Proposals for experiments are selected and beam time allocations are made through peer review. Review Committees of specialists for the most part from European countries and Israel, have been set up in the following scientific areas:

  • chemistry
  • hard condensed matter: electronic and magnetic properties
  • hard condensed matter: structures
  • materials engineering and environmental matters
  • macromolecular crystallography
  • medicine
  • methods and instrumentation
  • soft condensed matter
  • surfaces and interfaces

The Review Committees met twice during the past year, some six weeks after the deadlines for submission of proposals (1 March and 1 September). They reviewed a total of 1489 applications for beam time, and selected 748 (50%), which were then scheduled for experiments.


Features of this period have been

  • the setting up of a Medical review committee, to assess research projects in medicine.
  • increasing numbers of projects concerned more with applied than basic research in materials science, engineering and environmental matters.
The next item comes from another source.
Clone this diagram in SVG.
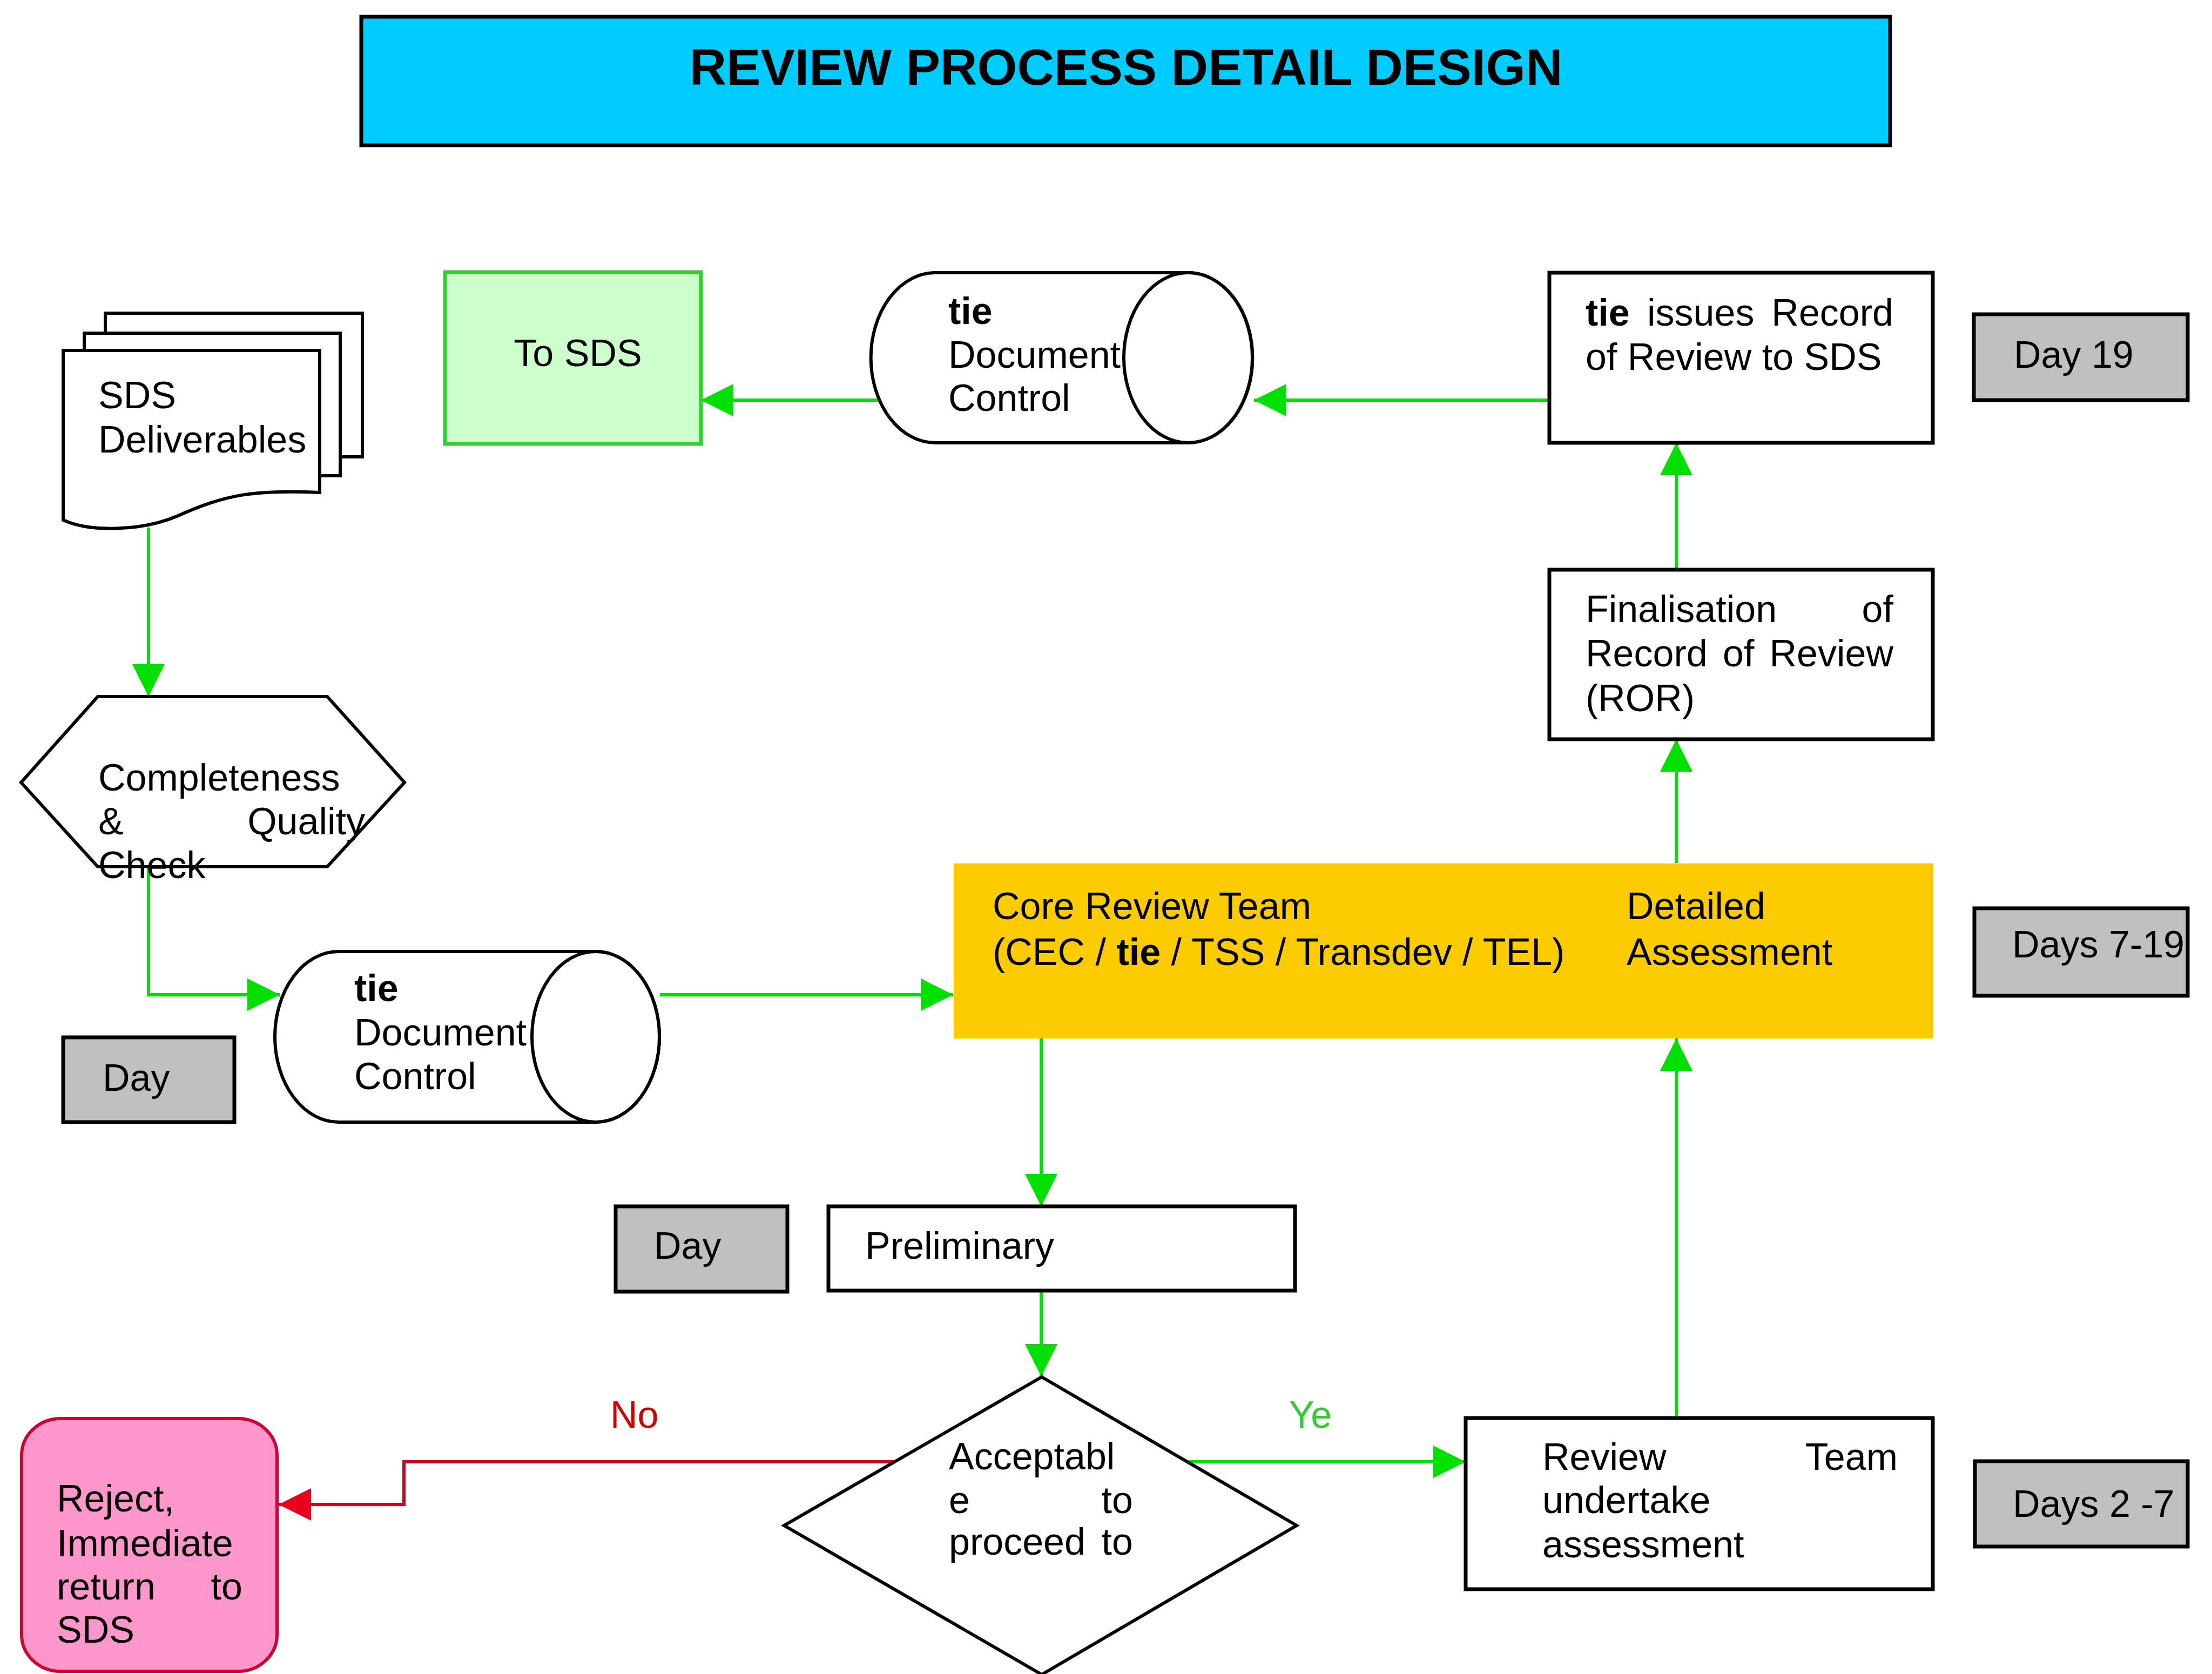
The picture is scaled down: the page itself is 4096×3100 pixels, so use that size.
<svg xmlns="http://www.w3.org/2000/svg" width="4096" height="3100" viewBox="0 0 4096 3100">
  <defs>
    <style>
      text { font-family: "Liberation Sans", Arial, sans-serif; font-size: 70px; fill: #000; }
      .b { font-weight: bold; }
      .box { fill: #fff; stroke: #000; stroke-width: 7; }
      .day { fill: #c0c0c0; stroke: #000; stroke-width: 7; }
      .shape { fill: #fff; stroke: #000; stroke-width: 6; }
      .flow { fill: none; stroke: #00e000; stroke-width: 6; }
      .reject { fill: none; stroke: #d00020; stroke-width: 6; }
    </style>
    <marker id="arrowGreen" viewBox="0 0 60 60" refX="60" refY="30" markerWidth="60" markerHeight="60" markerUnits="userSpaceOnUse" orient="auto">
      <path d="M0,0 L60,30 L0,60 Z" fill="#00e000"/>
    </marker>
    <marker id="arrowRed" viewBox="0 0 60 60" refX="60" refY="30" markerWidth="60" markerHeight="60" markerUnits="userSpaceOnUse" orient="auto">
      <path d="M0,0 L60,30 L0,60 Z" fill="#e8001c"/>
    </marker>
  </defs>

  <rect width="4096" height="3100" fill="#fff"/>

  <!-- Title banner -->
  <g id="title">
    <rect x="669" y="31" width="2831" height="238" fill="#00ccff" stroke="#000" stroke-width="7"/>
    <text x="2085" y="157" text-anchor="middle" class="b" style="font-size:95px">REVIEW PROCESS DETAIL DESIGN</text>
  </g>

  <!-- Connectors -->
  <g id="connectors">
    <path class="flow" d="M275,977 V1290" marker-end="url(#arrowGreen)"/>
    <path class="flow" d="M275,1605 V1842 H518" marker-end="url(#arrowGreen)"/>
    <path class="flow" d="M1222,1842 H1765" marker-end="url(#arrowGreen)"/>
    <path class="flow" d="M1928,1923 V2234" marker-end="url(#arrowGreen)"/>
    <path class="flow" d="M1928,2390 V2549" marker-end="url(#arrowGreen)"/>
    <path class="flow" d="M2198,2707 H2714" marker-end="url(#arrowGreen)"/>
    <path class="flow" d="M3104,2626 V1923" marker-end="url(#arrowGreen)"/>
    <path class="flow" d="M3104,1598 V1369" marker-end="url(#arrowGreen)"/>
    <path class="flow" d="M3104,1055 V820" marker-end="url(#arrowGreen)"/>
    <path class="flow" d="M2869,741 H2322" marker-end="url(#arrowGreen)"/>
    <path class="flow" d="M1629,741 H1298" marker-end="url(#arrowGreen)"/>
    <path class="reject" d="M1657,2707 H748 V2786 H516" marker-end="url(#arrowRed)"/>
    <text x="1130" y="2644" style="fill:#cc0000">No</text>
    <text x="2387" y="2644" style="fill:#33cc33">Ye</text>
  </g>

  <!-- SDS Deliverables (stacked documents) -->
  <g id="sds-deliverables">
    <rect class="box" x="195" y="580" width="476" height="266" style="stroke-width:6"/>
    <rect class="box" x="156" y="617" width="474" height="264" style="stroke-width:6"/>
    <path class="box" style="stroke-width:6" d="M117,649 H592 V912 C470,907 420,915 330,955 C260,985 165,985 117,963 Z"/>
    <text x="182" y="756">SDS</text>
    <text x="182" y="838">Deliverables</text>
  </g>

  <!-- To SDS -->
  <g id="to-sds">
    <rect x="824" y="504" width="474" height="318" fill="#ccffcc" stroke="#33cc33" stroke-width="7"/>
    <text x="1070" y="678" text-anchor="middle">To SDS</text>
  </g>

  <!-- Document control (top) -->
  <g id="doc-control-top">
    <path class="shape" d="M1732,505 H2200 A119,157 0 0 1 2200,820 H1732 A119,157 0 0 1 1732,505 Z"/>
    <ellipse class="shape" cx="2200" cy="662.5" rx="119" ry="157.5"/>
    <text x="1756" y="600" class="b">tie</text>
    <text x="1756" y="681">Document</text>
    <text x="1756" y="761">Control</text>
  </g>

  <!-- tie issues Record of Review -->
  <g id="issue-ror">
    <rect class="box" x="2869" y="505" width="710" height="315"/>
    <text x="2936" y="603" class="b">tie</text>
    <text x="3050" y="603">issues</text>
    <text x="3506" y="603" text-anchor="end">Record</text>
    <text x="2936" y="685">of Review to SDS</text>
  </g>

  <g id="day-19">
    <rect class="day" x="3655" y="582" width="396" height="159"/>
    <text x="3729" y="681">Day 19</text>
  </g>

  <!-- Finalisation of ROR -->
  <g id="finalisation">
    <rect class="box" x="2869" y="1055" width="710" height="314"/>
    <text x="2936" y="1152">Finalisation</text>
    <text x="3506" y="1152" text-anchor="end">of</text>
    <text x="2936" y="1234">Record</text>
    <text x="3190" y="1234">of</text>
    <text x="3506" y="1234" text-anchor="end">Review</text>
    <text x="2936" y="1317">(ROR)</text>
  </g>

  <!-- Completeness & Quality Check -->
  <g id="quality-check">
    <polygon class="shape" points="39,1449 181,1290 606,1290 749,1449 606,1605 181,1605"/>
    <text x="182" y="1464">Completeness</text>
    <text x="182" y="1545">&amp;</text>
    <text x="676" y="1545" text-anchor="end">Quality</text>
    <text x="182" y="1626">Check</text>
  </g>

  <!-- Document control (bottom) -->
  <g id="doc-control-bottom">
    <path class="shape" d="M627,1762 H1103 A118,158 0 0 1 1103,2078 H627 A118,158 0 0 1 627,1762 Z"/>
    <ellipse class="shape" cx="1103" cy="1920" rx="118" ry="158"/>
    <text x="656" y="1854" class="b">tie</text>
    <text x="656" y="1936">Document</text>
    <text x="656" y="2017">Control</text>
  </g>

  <g id="day-start">
    <rect class="day" x="117" y="1921" width="317" height="157"/>
    <text x="190" y="2020">Day</text>
  </g>

  <!-- Core Review Team -->
  <g id="core-review">
    <rect x="1766" y="1599" width="1814" height="324" fill="#fccc00"/>
    <text x="1838" y="1702">Core Review Team</text>
    <text x="1838" y="1787">(CEC / <tspan class="b">tie</tspan> / TSS / Transdev / TEL)</text>
    <text x="3012" y="1702">Detailed</text>
    <text x="3012" y="1787">Assessment</text>
  </g>

  <g id="days-7-19">
    <rect class="day" x="3656" y="1682" width="395" height="162"/>
    <text x="3726" y="1773">Days 7-19</text>
  </g>

  <!-- Preliminary -->
  <g id="day-prelim">
    <rect class="day" x="1140" y="2234" width="318" height="158"/>
    <text x="1211" y="2331">Day</text>
  </g>
  <g id="preliminary">
    <rect class="box" x="1534" y="2234" width="864" height="156"/>
    <text x="1602" y="2331">Preliminary</text>
  </g>

  <!-- Decision -->
  <g id="decision">
    <polygon class="shape" points="1929,2550 2401,2825 1929,3101 1452,2825"/>
    <text x="1757" y="2721">Acceptabl</text>
    <text x="1757" y="2802">e</text>
    <text x="2098" y="2802" text-anchor="end">to</text>
    <text x="1757" y="2879">proceed</text>
    <text x="2098" y="2879" text-anchor="end">to</text>
  </g>

  <!-- Reject -->
  <g id="reject">
    <rect x="40" y="2627" width="473" height="468" rx="72" ry="68" fill="#ff96cc" stroke="#d00030" stroke-width="6"/>
    <text x="105" y="2799">Reject,</text>
    <text x="105" y="2882">Immediate</text>
    <text x="105" y="2962">return</text>
    <text x="449" y="2962" text-anchor="end">to</text>
    <text x="105" y="3042">SDS</text>
  </g>

  <!-- Review Team assessment -->
  <g id="review-team">
    <rect class="box" x="2714" y="2626" width="865" height="317"/>
    <text x="2856" y="2722">Review</text>
    <text x="3514" y="2722" text-anchor="end">Team</text>
    <text x="2856" y="2802">undertake</text>
    <text x="2856" y="2884">assessment</text>
  </g>

  <g id="days-2-7">
    <rect class="day" x="3657" y="2706" width="394" height="158"/>
    <text x="3727" y="2809">Days 2 -7</text>
  </g>
</svg>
As shown in Figure 143, experiments in these areas accounted for 10% of the total number of experiments carried out in the first half of 2002. A new facility on site, FaME38, will provide specific instrumentation and support to enable engineers to carry out materials and engineering research.
  • the very successful operation of the Block Allocation Group (BAG) scheme for macromolecular crystallography users. This scheme, designed to encourage groups of users to block together their multiple requests for beam time, and the scheduling of their experiments, encompassed 37 groups from Europe and Israel in 2002.

Fig. 143: Shifts scheduled for experiments, from February to July 2002, by scientific area.

Requests for beam time, which is scheduled in shifts of 8 hours, totalled 24 585 shifts or 196 680 hours in 2002, of which 11 759 shifts or 94 072 hours (48%) were allocated. The distribution of shifts requested and allocated, by scientific area, is shown in Table 9.


Table 9: Number of shifts of beam time requested and allocated for user experiments, year 2002.

The first half of 2002 saw 2482 visits by scientists to the ESRF under the user programme, to carry out 613 experiments. Figure 142 shows the rapid rise in the number of user visits since 1997, the higher numbers in recent years reflecting in part the multiple visits made by macromolecular crystallography BAG teams. The peak in 2000 is due to a somewhat longer scheduling period, and correspondingly higher overall number of experimental sessions and visits by users.

Overall, the number of users in each experimental team averaged 4 persons, and they stayed for some 4 days. Users responding to questionnaires indicate that they particularly appreciate the assistance they receive from scientists and support staff on beamlines, and smooth administrative arrangements, in addition to the quality both of the beam and of the experimental stations. Facilities on site, such as preparation laboratories, a canteen and the Guesthouse, also make an important contribution to the quality of user support.

On the beamlines, beam time losses tended to occur because of occasional difficulties with samples or with the beamline components. Such beam time losses, however, remained below 5% of the total shifts scheduled for experiments during the period.